Scrapy對接Pyppeteer
1. 直接對接Pyppeteer
1.Pyppeteer需要基於asyncio異步執行
2.Scrapy2.0開始支持asyncio,通過將Future對象轉化成Twisted下的Deffered對象
Scrapy中Future對象轉化成Deffered對象的方式
import asyncio
from twisted.internet.defer import Defferred
def as_deferred(f):
return Deferred.fromFuture(asyncio.ensure_future(f))
# settings.py
TWISTED_REACTOR = 'twisted.internet.asyncioreactor.AsyncioSelectorReactor'
對接實現
# middlewares.py
from pyppeteer import launch
from scrapy.http import HtmlResponse
import asyncio
import logging
from twisted.internet.defer import Deferred
# 設置日志級別,防止控制台輸出過多的日志
logging.getLogger('websocket').setLevel('INFO')
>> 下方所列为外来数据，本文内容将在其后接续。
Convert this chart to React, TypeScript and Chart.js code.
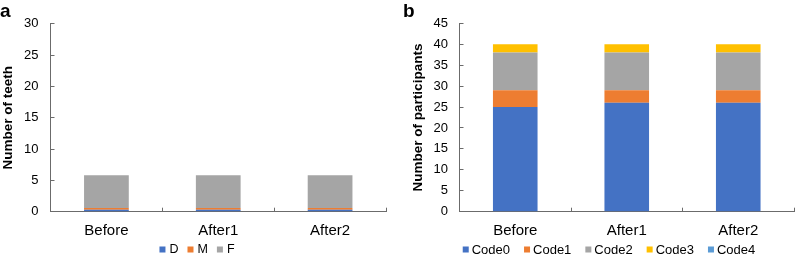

logging.getLogger('pyppeteer').setLevel('INFO')
def as_deffered(f):
return Deferred.fromFuture(asyncio.ensure_future(f))
class PyppeteerMiddleware(object):
async def _process_request(self, request, spider):
browser = await launch(headless=False)
page = await browser.newPage()
pyppeteer_response = await page.goto(request.url)
await asyncio.sleep(5)
html = await page.content()
pyppeteer_response.headers.pop('content-encoding', None)
pyppeteer_response.headers.pop('content-Encoding', None)
response = HtmlResponse(
page.url,
status=pyppeteer_response.status,
headers=pyppeteer_response.headers,
body=str.encode(html),
encoding='utf-8',
request=request
)
return response
def process_request(self, request, spider):
return as_deferred(self._process_request(request, spider))
TWISTED_REACTOR = 'twisted.internet.asyncioreactor.AsyncioSelectorReactor'
ROBOTSTXT_OBEY = False
DOWNLOADER_MIDDLEWARES = {
'pro.middlewares.PyppeteerMiddleware': 543,
}
直接對接存在的問題
1.不能通過配置的方式對Pypeteer進行配置,如headless等
2.沒有實現異常的處理,如TimeError、PageError等
3.沒有指定頁面加載的等待時間
4.沒有設置Cookie、執行js,截圖等一系列的功能
優化對接的措施
1.可通過settings.py和Request對象對Pyppeteer進行初始化配置
2.實現異常重試的機制
3.加載過程中指定特定節點出現的等待
4.可通過配置的方式設置Cookie、執行js、截圖、代理等功能
5.可通過PyppeteerRquest對象來發送請求,並配置多個擴展參數
6.增加WebDriver反屏蔽功能
7.增加Twister的Reactor對象的設置,不需要在settings.py里面聲明TWISTED_REACTOR
2.優化對接Pyppeteer
通過GerapyPyppeteer包來實現
pip install gerapy-pyppeteer
# settings.py
DOWNLOADER_MIDDLEWARES = {
'gerapy_pyppeteer.downloadermiddlewares.PyppeteerMiddleware': 543,
}
CONCURRENT_REQUESTS = 3
GERAPY_PUPPETEER_HEADLESS=False # 默認為True
# 開啟Webdriver反屏蔽模式
GERAPY_PYPPETEER_PRETEND = False
# 設置超時時間
GERAPY_PYPPETEER_DOWNLOAD_TIMEOUT = 30
# 設置窗口大小
GERAPY_PYPPETEER_WINDOW_WIDTH = 1400
GERAPY_PYPPETEER_WINDOW_HEIGHT = 700
# 其他啟動參數
GERAPY_PYPPETEER_DUMPIO = False
GERAPY_PYPPETEER_DEVTOOLS = False
GERAPY_PYPPETEER_EXECUTABLE_PATY = None
GERAPY_PYPPETEER_DISABLE_EXTENSION = True
GERAPY_PYPPETEER_HIDE_SCROLLBARS = True
GERAPY_PYPPETEER_MUTE_AUDIO = True
GERAPY_PYPPETEER_NO_SANDBOX = True
GERAPY_PYPPETEER_DISABLE_SETUID_SANDBOX = True
GERAPY_PYPPETEER_DISABLE_GPU = True
# 忽略資源的加載類型
# document/stylesheet/script/image/media/font/texttrack/xhr/fetch/eventsource/websocket/manifest/other
GERAPY_PYPPETEER_IGNORE_RESOURCE_TYPES = ['images', 'font']
調用方式
from gerapy_pyppeteer import PyppeteerRequest
yield PyppeteerRequest(start_url, callback=self.parse_index, wait_for='.item /name')
# 截圖參數 screenshot={'type': 'png', 'fullPage': True}